**WRITTEN TASK**
Starting at the top of the listing, extract every line up to and including the one with "(alorgL) at (218,-188)". Pictures stay out of the copy.

**DATASET RECORDS**
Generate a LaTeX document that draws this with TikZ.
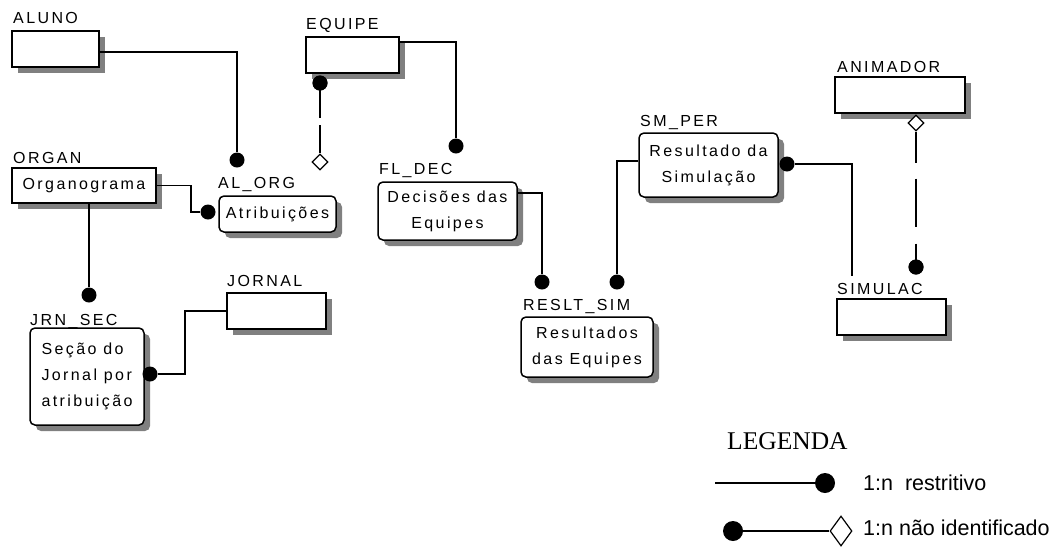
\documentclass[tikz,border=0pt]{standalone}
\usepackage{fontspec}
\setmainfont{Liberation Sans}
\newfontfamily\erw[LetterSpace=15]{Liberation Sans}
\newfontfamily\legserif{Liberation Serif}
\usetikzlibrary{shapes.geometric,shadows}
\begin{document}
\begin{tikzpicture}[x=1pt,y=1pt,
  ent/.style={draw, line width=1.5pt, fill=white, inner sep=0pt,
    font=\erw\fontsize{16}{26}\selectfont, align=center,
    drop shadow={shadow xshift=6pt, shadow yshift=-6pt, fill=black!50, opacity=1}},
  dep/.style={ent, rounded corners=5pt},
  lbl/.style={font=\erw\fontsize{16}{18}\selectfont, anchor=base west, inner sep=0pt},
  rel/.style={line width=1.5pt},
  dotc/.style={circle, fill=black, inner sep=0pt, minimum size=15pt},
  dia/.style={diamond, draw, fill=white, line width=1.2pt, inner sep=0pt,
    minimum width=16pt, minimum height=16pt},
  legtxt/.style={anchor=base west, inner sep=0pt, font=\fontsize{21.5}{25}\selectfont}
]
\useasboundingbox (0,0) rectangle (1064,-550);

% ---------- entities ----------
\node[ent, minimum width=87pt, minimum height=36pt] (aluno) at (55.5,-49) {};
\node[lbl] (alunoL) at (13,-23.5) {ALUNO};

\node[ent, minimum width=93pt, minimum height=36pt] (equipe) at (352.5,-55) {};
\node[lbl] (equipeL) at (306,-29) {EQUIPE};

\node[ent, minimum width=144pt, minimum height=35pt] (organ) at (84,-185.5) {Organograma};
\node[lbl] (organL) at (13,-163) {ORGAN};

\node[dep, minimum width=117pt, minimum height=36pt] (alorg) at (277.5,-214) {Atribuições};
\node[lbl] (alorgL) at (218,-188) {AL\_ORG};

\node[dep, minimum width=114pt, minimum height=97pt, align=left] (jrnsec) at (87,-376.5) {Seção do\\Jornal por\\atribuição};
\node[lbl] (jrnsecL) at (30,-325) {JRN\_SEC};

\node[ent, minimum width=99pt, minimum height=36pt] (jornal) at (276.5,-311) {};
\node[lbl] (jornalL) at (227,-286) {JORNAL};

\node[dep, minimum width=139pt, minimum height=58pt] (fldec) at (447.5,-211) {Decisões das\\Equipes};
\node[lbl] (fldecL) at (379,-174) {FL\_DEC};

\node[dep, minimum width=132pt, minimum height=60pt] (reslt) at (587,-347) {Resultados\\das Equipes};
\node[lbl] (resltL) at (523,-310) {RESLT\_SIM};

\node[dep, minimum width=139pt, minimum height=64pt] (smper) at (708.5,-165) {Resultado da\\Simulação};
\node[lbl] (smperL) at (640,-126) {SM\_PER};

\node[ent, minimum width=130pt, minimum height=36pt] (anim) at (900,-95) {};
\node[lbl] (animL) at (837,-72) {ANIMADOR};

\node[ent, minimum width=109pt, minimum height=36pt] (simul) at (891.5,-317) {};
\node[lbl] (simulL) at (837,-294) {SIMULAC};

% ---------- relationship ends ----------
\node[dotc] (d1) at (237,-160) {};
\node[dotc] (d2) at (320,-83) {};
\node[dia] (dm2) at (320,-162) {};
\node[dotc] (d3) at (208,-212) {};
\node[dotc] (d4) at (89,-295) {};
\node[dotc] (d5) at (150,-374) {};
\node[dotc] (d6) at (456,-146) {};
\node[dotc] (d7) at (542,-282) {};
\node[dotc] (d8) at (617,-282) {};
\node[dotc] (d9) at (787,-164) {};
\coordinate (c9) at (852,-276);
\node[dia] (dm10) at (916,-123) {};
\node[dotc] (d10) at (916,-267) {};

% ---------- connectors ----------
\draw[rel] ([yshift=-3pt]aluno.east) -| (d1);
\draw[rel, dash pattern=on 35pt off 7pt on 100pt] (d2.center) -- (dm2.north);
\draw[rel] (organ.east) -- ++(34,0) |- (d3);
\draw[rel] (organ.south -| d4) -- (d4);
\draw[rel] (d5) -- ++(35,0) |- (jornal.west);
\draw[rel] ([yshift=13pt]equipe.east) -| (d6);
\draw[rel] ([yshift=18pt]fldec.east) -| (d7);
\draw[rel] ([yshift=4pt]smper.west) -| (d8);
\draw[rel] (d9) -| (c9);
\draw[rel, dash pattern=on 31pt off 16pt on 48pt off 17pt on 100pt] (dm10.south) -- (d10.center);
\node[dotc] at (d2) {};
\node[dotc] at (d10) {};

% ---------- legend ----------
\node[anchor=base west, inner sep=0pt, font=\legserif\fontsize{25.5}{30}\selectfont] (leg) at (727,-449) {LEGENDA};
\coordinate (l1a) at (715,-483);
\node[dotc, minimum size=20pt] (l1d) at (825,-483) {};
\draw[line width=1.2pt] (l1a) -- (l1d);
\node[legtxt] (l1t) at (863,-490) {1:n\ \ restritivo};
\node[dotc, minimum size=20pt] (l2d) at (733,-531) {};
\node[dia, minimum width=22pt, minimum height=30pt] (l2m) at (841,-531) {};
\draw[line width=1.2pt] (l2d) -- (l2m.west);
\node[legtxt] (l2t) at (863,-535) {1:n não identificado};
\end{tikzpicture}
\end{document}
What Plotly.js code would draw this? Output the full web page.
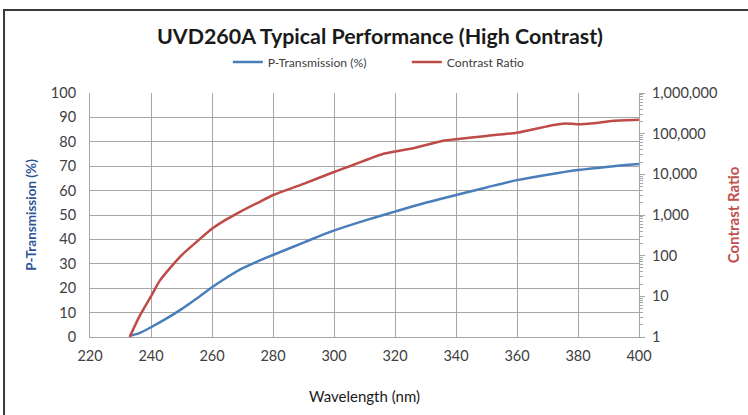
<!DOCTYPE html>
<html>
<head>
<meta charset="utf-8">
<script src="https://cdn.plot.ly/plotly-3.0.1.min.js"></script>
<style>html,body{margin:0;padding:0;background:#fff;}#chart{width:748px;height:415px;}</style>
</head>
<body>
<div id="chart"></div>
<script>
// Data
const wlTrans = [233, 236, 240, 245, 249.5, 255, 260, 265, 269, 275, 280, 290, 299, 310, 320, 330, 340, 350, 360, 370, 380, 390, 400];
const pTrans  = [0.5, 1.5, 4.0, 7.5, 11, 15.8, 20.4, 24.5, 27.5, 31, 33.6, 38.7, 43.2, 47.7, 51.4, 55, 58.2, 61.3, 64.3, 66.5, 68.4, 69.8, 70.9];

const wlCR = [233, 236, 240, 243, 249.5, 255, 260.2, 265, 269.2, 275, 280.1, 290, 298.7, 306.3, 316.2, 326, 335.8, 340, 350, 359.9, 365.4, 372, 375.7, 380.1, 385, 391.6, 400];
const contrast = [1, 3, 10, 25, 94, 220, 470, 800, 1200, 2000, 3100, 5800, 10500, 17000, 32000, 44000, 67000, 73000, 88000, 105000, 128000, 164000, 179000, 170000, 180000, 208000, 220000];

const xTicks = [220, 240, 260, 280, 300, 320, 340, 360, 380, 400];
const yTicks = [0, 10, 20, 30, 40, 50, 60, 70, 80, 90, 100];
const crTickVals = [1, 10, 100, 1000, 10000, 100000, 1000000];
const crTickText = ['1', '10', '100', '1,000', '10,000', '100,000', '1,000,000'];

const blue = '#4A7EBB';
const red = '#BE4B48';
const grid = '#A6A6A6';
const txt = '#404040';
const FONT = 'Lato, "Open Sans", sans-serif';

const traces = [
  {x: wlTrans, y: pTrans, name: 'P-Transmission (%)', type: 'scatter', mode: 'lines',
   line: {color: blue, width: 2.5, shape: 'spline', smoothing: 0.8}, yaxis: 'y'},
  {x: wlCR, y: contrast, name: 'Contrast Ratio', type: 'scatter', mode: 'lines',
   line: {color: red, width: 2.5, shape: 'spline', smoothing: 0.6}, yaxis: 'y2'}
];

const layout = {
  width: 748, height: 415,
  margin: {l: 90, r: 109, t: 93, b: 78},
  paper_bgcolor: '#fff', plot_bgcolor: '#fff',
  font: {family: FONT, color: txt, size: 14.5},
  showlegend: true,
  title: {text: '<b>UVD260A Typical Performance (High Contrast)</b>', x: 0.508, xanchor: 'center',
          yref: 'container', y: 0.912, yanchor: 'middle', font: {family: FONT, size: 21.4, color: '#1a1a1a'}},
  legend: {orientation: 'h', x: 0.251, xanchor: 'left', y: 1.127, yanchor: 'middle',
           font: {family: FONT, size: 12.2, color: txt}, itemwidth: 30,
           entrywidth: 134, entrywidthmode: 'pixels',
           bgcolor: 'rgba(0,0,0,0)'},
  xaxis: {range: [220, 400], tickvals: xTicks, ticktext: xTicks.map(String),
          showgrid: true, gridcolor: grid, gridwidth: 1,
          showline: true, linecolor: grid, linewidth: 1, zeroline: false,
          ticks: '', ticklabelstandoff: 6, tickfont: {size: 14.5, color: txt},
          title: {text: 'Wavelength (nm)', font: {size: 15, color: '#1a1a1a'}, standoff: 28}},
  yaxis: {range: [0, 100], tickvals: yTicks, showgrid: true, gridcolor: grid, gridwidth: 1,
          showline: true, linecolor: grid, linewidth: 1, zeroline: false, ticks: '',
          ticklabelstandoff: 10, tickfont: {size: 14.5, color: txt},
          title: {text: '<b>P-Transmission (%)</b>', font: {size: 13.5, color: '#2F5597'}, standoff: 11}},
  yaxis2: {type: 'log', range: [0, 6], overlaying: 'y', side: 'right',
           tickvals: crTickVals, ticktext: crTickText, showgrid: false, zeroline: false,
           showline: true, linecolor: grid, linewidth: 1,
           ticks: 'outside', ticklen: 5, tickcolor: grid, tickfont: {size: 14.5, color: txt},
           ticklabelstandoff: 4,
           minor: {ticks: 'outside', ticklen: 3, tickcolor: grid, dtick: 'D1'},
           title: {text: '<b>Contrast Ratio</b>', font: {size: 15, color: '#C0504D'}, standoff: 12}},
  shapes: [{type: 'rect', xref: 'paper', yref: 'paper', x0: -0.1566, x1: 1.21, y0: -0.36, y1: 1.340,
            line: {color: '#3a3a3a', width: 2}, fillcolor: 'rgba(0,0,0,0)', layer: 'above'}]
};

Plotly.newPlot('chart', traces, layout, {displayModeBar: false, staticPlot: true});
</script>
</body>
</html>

**ANSWER IN FULL**
Generate a LaTeX document that draws this with TikZ.
\documentclass[tikz,border=0pt]{standalone}
\usepackage{fontspec}
\setmainfont{Liberation Sans}
\newfontfamily\erw[LetterSpace=15]{Liberation Sans}
\newfontfamily\legserif{Liberation Serif}
\usetikzlibrary{shapes.geometric,shadows}
\begin{document}
\begin{tikzpicture}[x=1pt,y=1pt,
  ent/.style={draw, line width=1.5pt, fill=white, inner sep=0pt,
    font=\erw\fontsize{16}{26}\selectfont, align=center,
    drop shadow={shadow xshift=6pt, shadow yshift=-6pt, fill=black!50, opacity=1}},
  dep/.style={ent, rounded corners=5pt},
  lbl/.style={font=\erw\fontsize{16}{18}\selectfont, anchor=base west, inner sep=0pt},
  rel/.style={line width=1.5pt},
  dotc/.style={circle, fill=black, inner sep=0pt, minimum size=15pt},
  dia/.style={diamond, draw, fill=white, line width=1.2pt, inner sep=0pt,
    minimum width=16pt, minimum height=16pt},
  legtxt/.style={anchor=base west, inner sep=0pt, font=\fontsize{21.5}{25}\selectfont}
]
\useasboundingbox (0,0) rectangle (1064,-550);

% ---------- entities ----------
\node[ent, minimum width=87pt, minimum height=36pt] (aluno) at (55.5,-49) {};
\node[lbl] (alunoL) at (13,-23.5) {ALUNO};

\node[ent, minimum width=93pt, minimum height=36pt] (equipe) at (352.5,-55) {};
\node[lbl] (equipeL) at (306,-29) {EQUIPE};

\node[ent, minimum width=144pt, minimum height=35pt] (organ) at (84,-185.5) {Organograma};
\node[lbl] (organL) at (13,-163) {ORGAN};

\node[dep, minimum width=117pt, minimum height=36pt] (alorg) at (277.5,-214) {Atribuições};
\node[lbl] (alorgL) at (218,-188) {AL\_ORG};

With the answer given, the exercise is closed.